Candlesticks chart the price fluctuations of a product. They can represent any period of time, from 1 minute to 1 month. Each candlestick displays four important pieces of information: the opening price, the high, the low and the close. They are easy to use and provide more information than line or bar charts.
The interpretation of candlesticks is based on patterns.
Bullish Candlestick Formations
Hammer – it is a very strong bullish signal when it occurs after a significant downtrend. The candle has a small body and a long wick. The body can be clear or filled in.
Piercing Line – the first candle is a long bear candle followed by a long bull candle, signaling buyers are coming into the market.
Bullish Engulfing Lines – it is a strongly bullish pattern if it occurs after a significant downtrend. The first bear candle is engulfed by a large bullish candle. It may serve as a reversal pattern.
Bearish Candlestick Formations
Hanging Man – the hanging man is identified by small candle bodies and a long wick below. It might serve as a bearish signal if it occurs after a significant uptrend.
Dark Cloud Cover – a bearish pattern which gains mores significance if the second candle’s body is below the center of the previous candle’s body.
Bearish Engulfing Lines – it is defined by a small bullish candle is engulfed by a large bearish candle. It is strongly bearish if it occurs after a significant uptrend.
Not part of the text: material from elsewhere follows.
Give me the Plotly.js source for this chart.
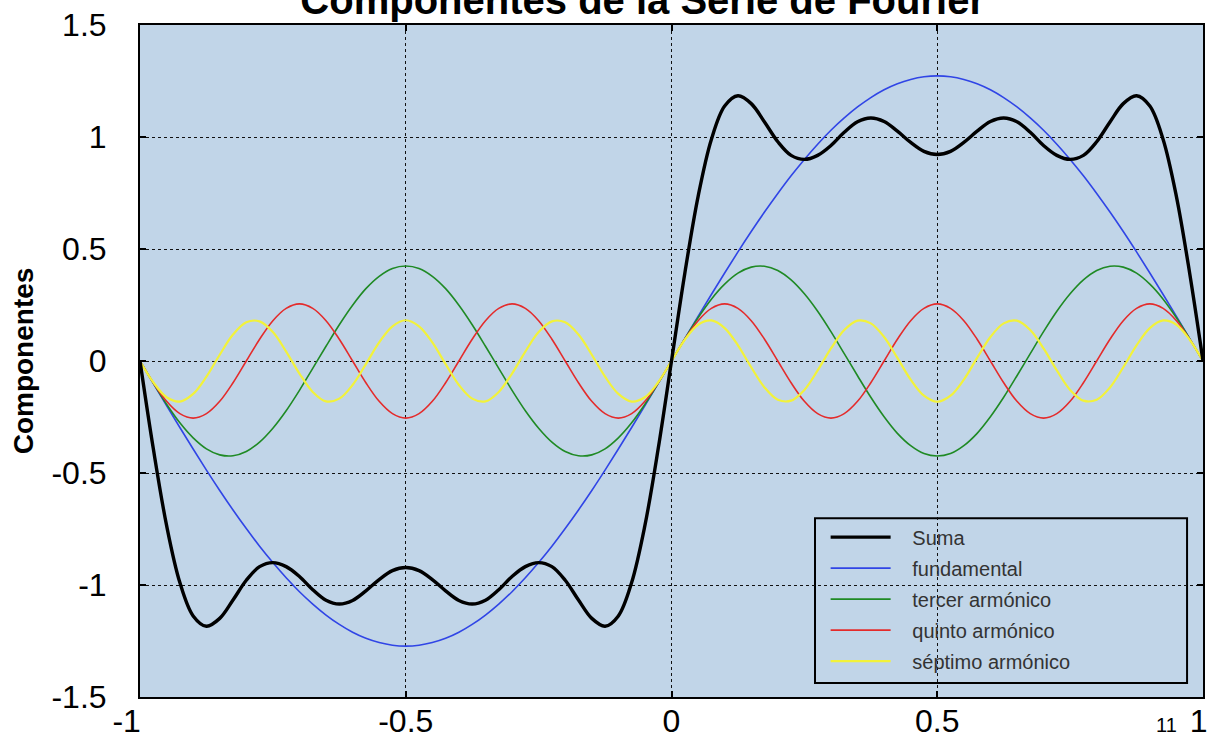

Doji – a classic reversal pattern. It has the same opening and closing price, which makes it look like a cross or a T. The T shaped doji is also known as a Dragonfly Doji, while an inverted T is known as a Tombstone Doji. Might also communicate indecision, when the range between the high and the low is relatively small.
Keep in mind: understanding candlestick patterns can represent a very solid trading tool for just about any trader operating in the market, and it is essential to price action trading.